Sorry bout the late post. I have been out on a jobsite and limited for internet. But I found this deal at WoodCraft DeWalt 735 Planer with extra set of blades, extension tables, and the compact DWP611 router for $649.00 I think the sale ends today. They are not referbs but new. Hope this helps someone thats looking for one.

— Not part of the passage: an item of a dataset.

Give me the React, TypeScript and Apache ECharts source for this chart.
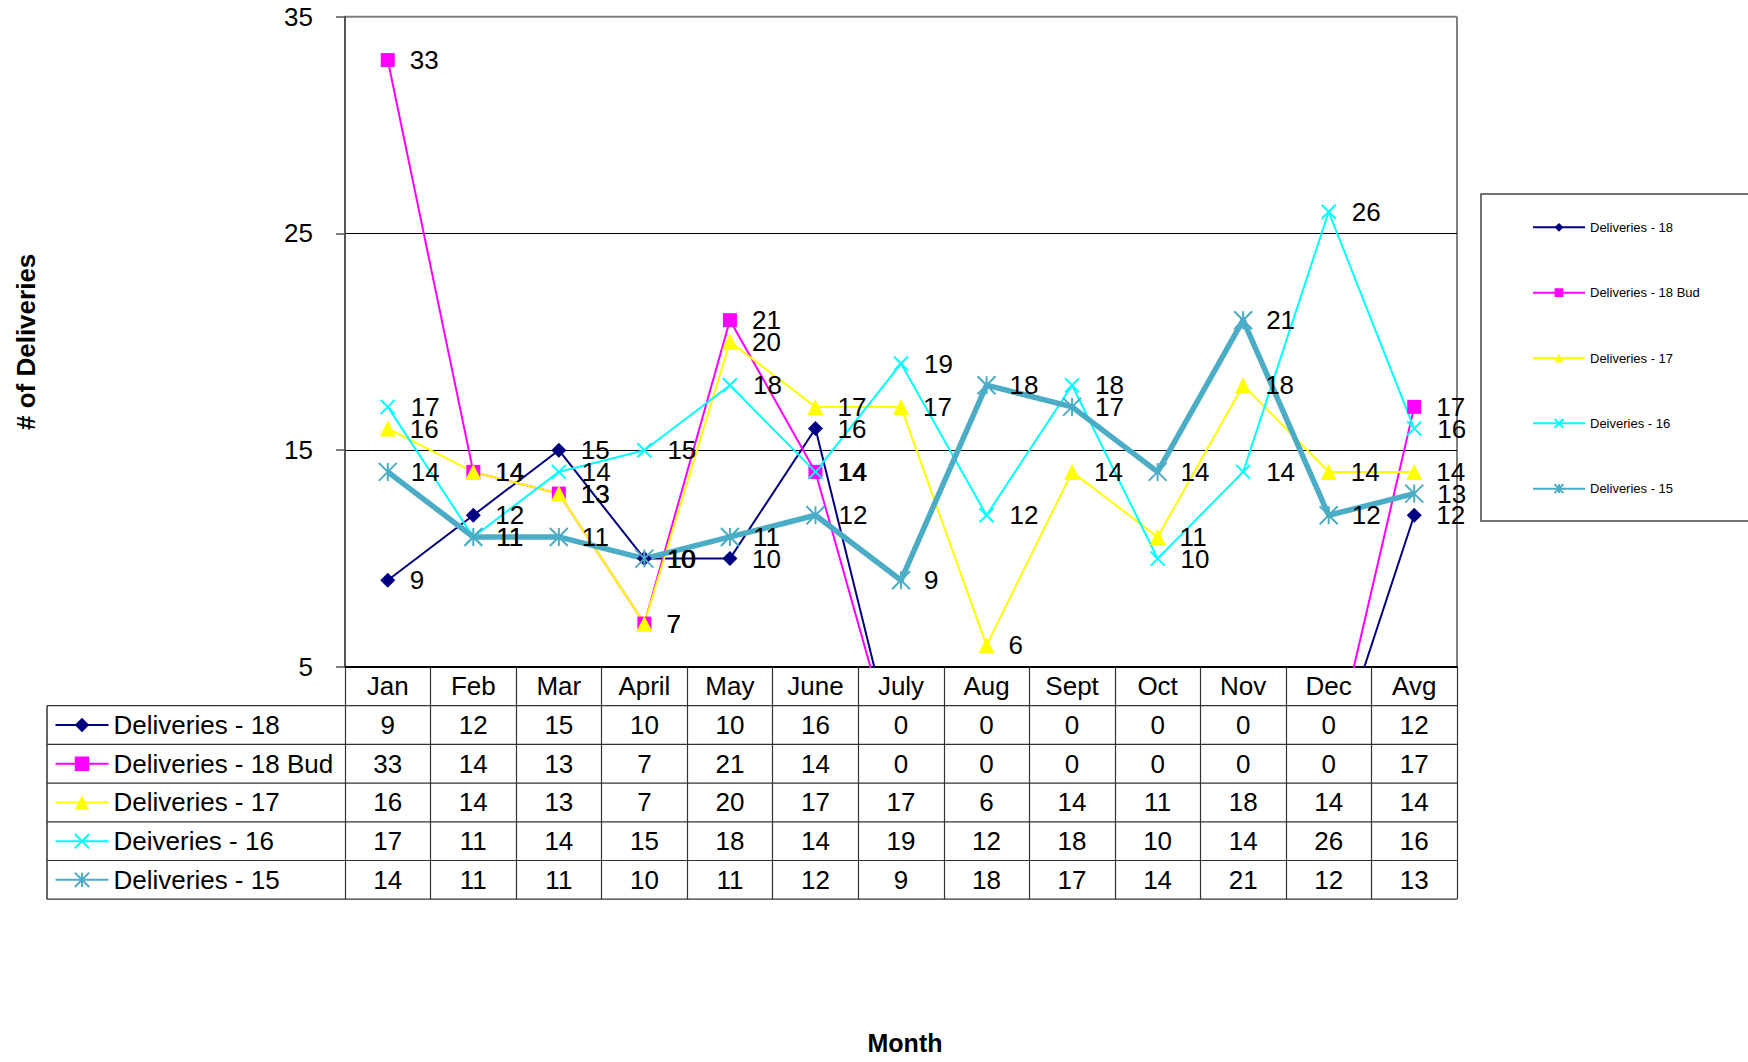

I did get one but not home yet to play with it yet. :no:


----------



## 01stairguy (Apr 18, 2010)

see if uyou can get it for 550 then will be a ok deal, i know it comes with extras , i got the planer brand new with the out feed tables and extra set of knives for 650 a while back of the internet


----------



## bobj3 (Jan 17, 2006)

Just one more place

DeWalt DW735 Factory Reconditioned 13-Inch Planer

http://cosprings.craigslist.org/tls/2309920116.html


========


----------



## 01stairguy (Apr 18, 2010)

bobj3 said:


> Just one more place
> 
> DeWalt DW735 Factory Reconditioned 13-Inch Planer
> 
> ...


wow bob that was a good catch, good skills to find some good deals!:big_boss:


----------



## Yupa4242 (Apr 18, 2011)

Hey there is an outstanding review done by Gord Graff on Lumberjocks for the DWP 611 thought i would share with ya. I just bought the DW618PK which is a nice package but that mini router (611) gives alot of bang for your buck. I cant post the link yet but goto lumberjocks . com and check out the review on the 2nd or 3rd page.


----------